Routing in Histograms


Abstract in English

Let $P$ be an $x$-monotone orthogonal polygon with $n$ vertices. We call $P$ a simple histogram if its upper boundary is a single edge; and a double histogram if it has a horizontal chord from the left boundary to the right boundary. Two points $p$ and $q$ in $P$ are co-visible if and only if the (axis-parallel) rectangle spanned by $p$ and $q$ completely lies in $P$. In the $r$-visibility graph $G(P)$ of $P$, we connect two vertices of $P$ with an edge if and only if they are co-visible.
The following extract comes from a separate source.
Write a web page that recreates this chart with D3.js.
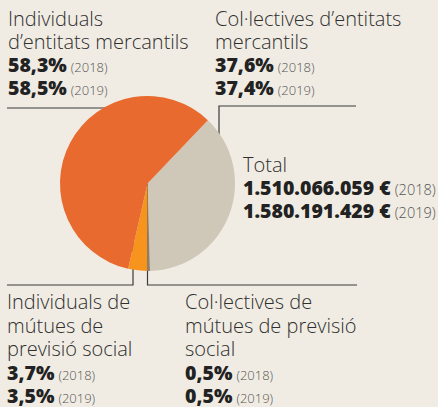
<!DOCTYPE html>
<html>
<head>
<meta charset="utf-8">
<script src="https://cdn.jsdelivr.net/npm/d3@7"></script>
<style>
  body { margin: 0; background: #f0ece3; }
  svg { display: block; }
  text { font-family: "Open Sans", Lato, sans-serif; }
</style>
</head>
<body>
<script>
// Data
var categories = [
  "Col·lectives d’entitats mercantils",
  "Col·lectives de mútues de previsió social",
  "Individuals de mútues de previsió social",
  "Individuals d’entitats mercantils"
];
var values2018 = ["37,6%", "0,5%", "3,7%", "58,3%"];
var values2019 = [37.4, 0.5, 3.5, 58.5];
var years = ["(2018)", "(2019)"];
var totals = ["1.510.066.059 €", "1.580.191.429 €"];

var colors = ["#cfc7b7", "#8c8273", "#f7941d", "#e86a2e"];

var svgWidth = 438;
var svgHeight = 407;
var cx = 147.5, cy = 183.5, radius = 87.5;

var svg = d3.select("body")
  .append("svg")
  .attr("width", svgWidth)
  .attr("height", svgHeight);

// Leader lines (drawn first, pie sits on top)
var lineColor = "#3a3a3a";
var leaders = [
  [[7, 108], [cx, 108]],
  [[356, 106], [219, 106], [219, cy]],
  [[7, 285], [133, 285], [133, cy]],
  [[cx, cy], [cx, 285], [357, 285]]
];
svg.selectAll("path.leader")
  .data(leaders)
  .enter()
  .append("path")
  .attr("class", "leader")
  .attr("d", d3.line())
  .attr("fill", "none")
  .attr("stroke", lineColor)
  .attr("stroke-width", 1.2);

// Pie for 2019 shares
var start = 43.6 * Math.PI / 180;
var pie = d3.pie()
  .sort(null)
  .startAngle(start)
  .endAngle(start + 2 * Math.PI)
  .value(d => d);

var arc = d3.arc().innerRadius(0).outerRadius(radius);

svg.append("g")
  .attr("transform", `translate(${cx}, ${cy})`)
  .selectAll("path")
  .data(pie(values2019))
  .enter()
  .append("path")
  .attr("d", arc)
  .attr("fill", (d, i) => colors[i]);

// Labels
function fmt(v) { return v.toFixed(1).replace(".", ",") + "%"; }

function label(x, y0, lines, pct, step, yearSize) {
  var g = svg.append("g");
  lines.forEach(function(t, i) {
    g.append("text")
      .attr("x", x).attr("y", y0 + i * step)
      .attr("font-size", 20)
      .attr("font-weight", 300)
      .attr("fill", "#2f2f2f")
      .text(t);
  });
  pct.forEach(function(p, j) {
    var t = g.append("text")
      .attr("x", x).attr("y", y0 + (lines.length + j) * step)
      .attr("fill", "#222");
    t.append("tspan")
      .attr("font-size", 19.5)
      .attr("font-weight", 800)
      .text(p);
    t.append("tspan")
      .attr("font-size", yearSize)
      .attr("font-weight", 300)
      .attr("fill", "#555")
      .attr("dx", 4)
      .text(years[j]);
  });
}

label(8, 26, ["Individuals", "d’entitats mercantils"], [values2018[3], fmt(values2019[3])], 23, 13);
label(215, 26, ["Col·lectives d’entitats", "mercantils"], [values2018[0], fmt(values2019[0])], 23, 13);
label(7, 309, ["Individuals de", "mútues de", "previsió social"], [values2018[2], fmt(values2019[2])], 23.5, 13);
label(185, 309, ["Col·lectives de", "mútues de previsió", "social"], [values2018[1], fmt(values2019[1])], 23.5, 13);
label(243, 172, ["Total"], totals, 23, 14.5);
</script>
</body>
</html>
We consider routing with preprocessing in $G(P)$. We may preprocess $P$ to obtain a label and a routing table for each vertex of $P$. Then, we must be able to route a packet between any two vertices $s$ and $t$ of $P$, where each step may use only the label of the target node $t$, the routing table and neighborhood of the current node, and the packet header. We present a routing scheme for double histograms that sends any data packet along a path whose length is at most twice the (unweighted) shortest path distance between the endpoints. In our scheme, the labels, routing tables, and headers need $O(log n)$ bits. For the case of simple histograms, we obtain a routing scheme with optimal routing paths, $O(log n)$-bit labels, one-bit routing tables, and no headers.